Supreme Court Corner: Q4 2015

Intellectual Property and Technology News



Lenz v. Universal Music Corp., et al. (9th Cir.)*


Holding: A copyright owner must consider fair use prior to issuing a take-down notice under 17 U.S.C. § 512(f).

The Digital Millennium Copyright Act (DMCA) provides protection from copyright infringement liability to web-based multimedia-sharing service providers, such as YouTube, if a user unlawfully posts copyrighted material. Under the DMCA, the service provider can avoid infringement by “act[ing] expeditiously to remove, or disable access to, the material” upon receiving a takedown notice from the copyright holder. 17 U.S.C. § 512(c).

Appellant Lenz uploaded to YouTube a 29-second home video of children dancing to Prince’s “Let’s Go Crazy.” Universal, owner of the song’s copyright, sent YouTube a takedown notice. YouTube then removed the video and notified Lenz, who sent a counter-notification to YouTube, resulting in Universal’s protest. After Lenz sent a second counter-notification, YouTube reinstated Lenz’s video. Lenz then filed a district court complaint alleging liability under 17 U.S.C. § 512(f) for misrepresentation, then appealed the district court’s denial of her motion for summary judgment.

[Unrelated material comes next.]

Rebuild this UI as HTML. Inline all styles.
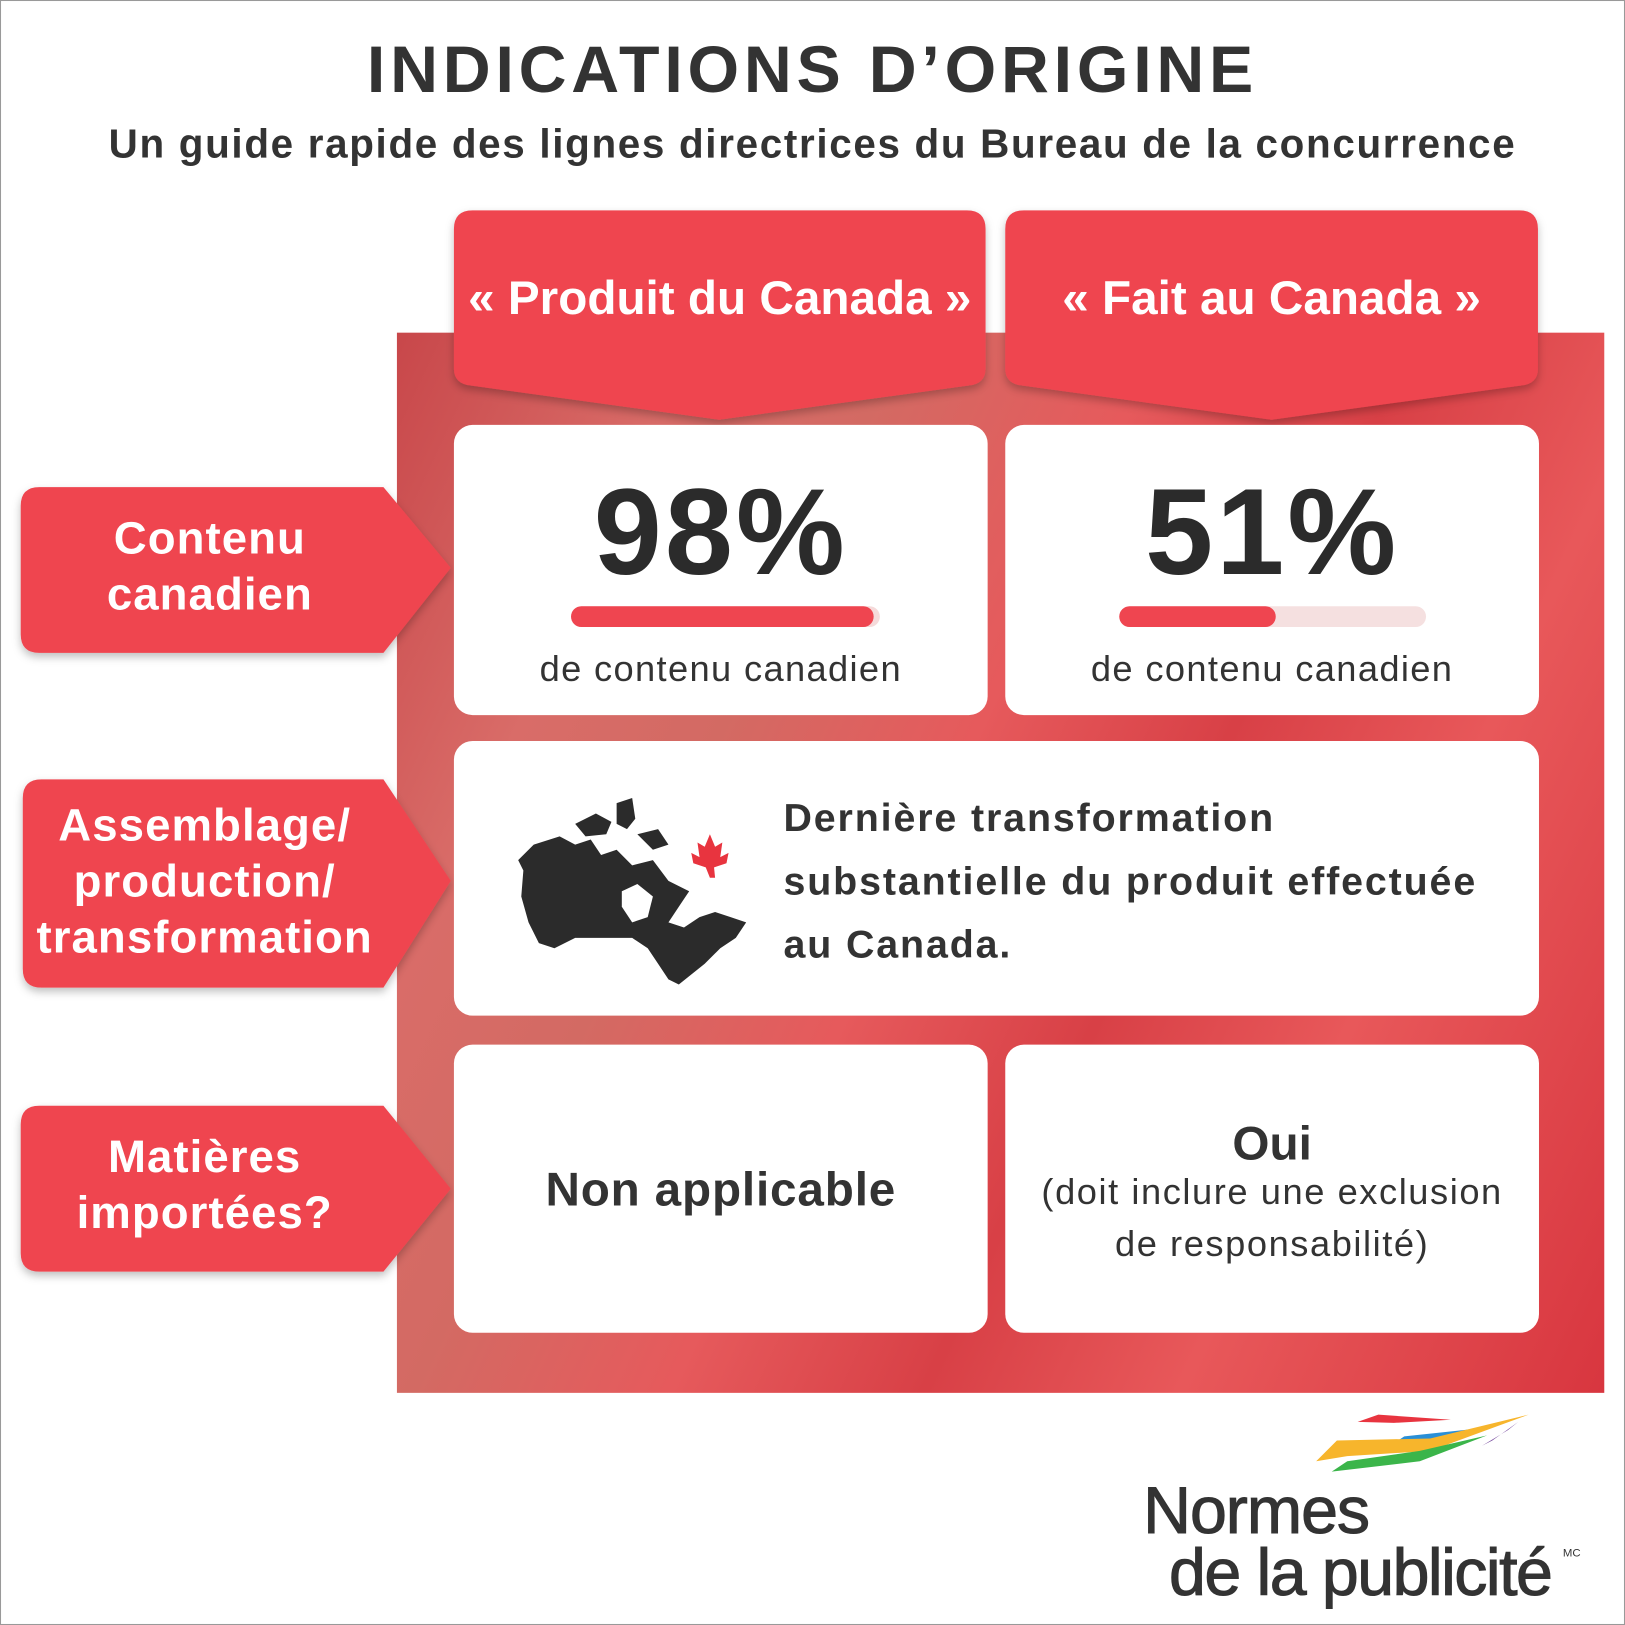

The Ninth Circuit held that Universal, before sending the takedown letter, was required to consider whether Lenz’s work was “fair use” under copyright law. The court reasoned that a fair use of a copyrighted work is “not just excused by the law, it is wholly authorized by the law” and Universal would have needed a subjective, good faith basis for believing Lenz’s use of the copyrighted song did not constitute a fair use.

Many commentators read this opinion to strengthen the fair use doctrine as a check on copyright holders. However, the Ninth Circuit held the copyright holder need only have a subjective, not objective, good faith belief the use was not lawful to issue a take-down notice. The court suggested − “without passing judgment” − the copyright holder could, in establishing its good faith belief, use an algorithm to review the “plethora of content” on the web.


Stryker Corp. v. Zimmer, Inc.

Halo Electronics, Inc. v. Pulse Electronics, Inc.


Issue: Whether the Federal Circuit erred by using a two-part test for enhancing patent infringement damages, under 35 U.S.C. § 284, that is similar to the former test for imposing attorney fees under 35 U.S.C. § 285, which the Court rejected in Octane Fitness (2014).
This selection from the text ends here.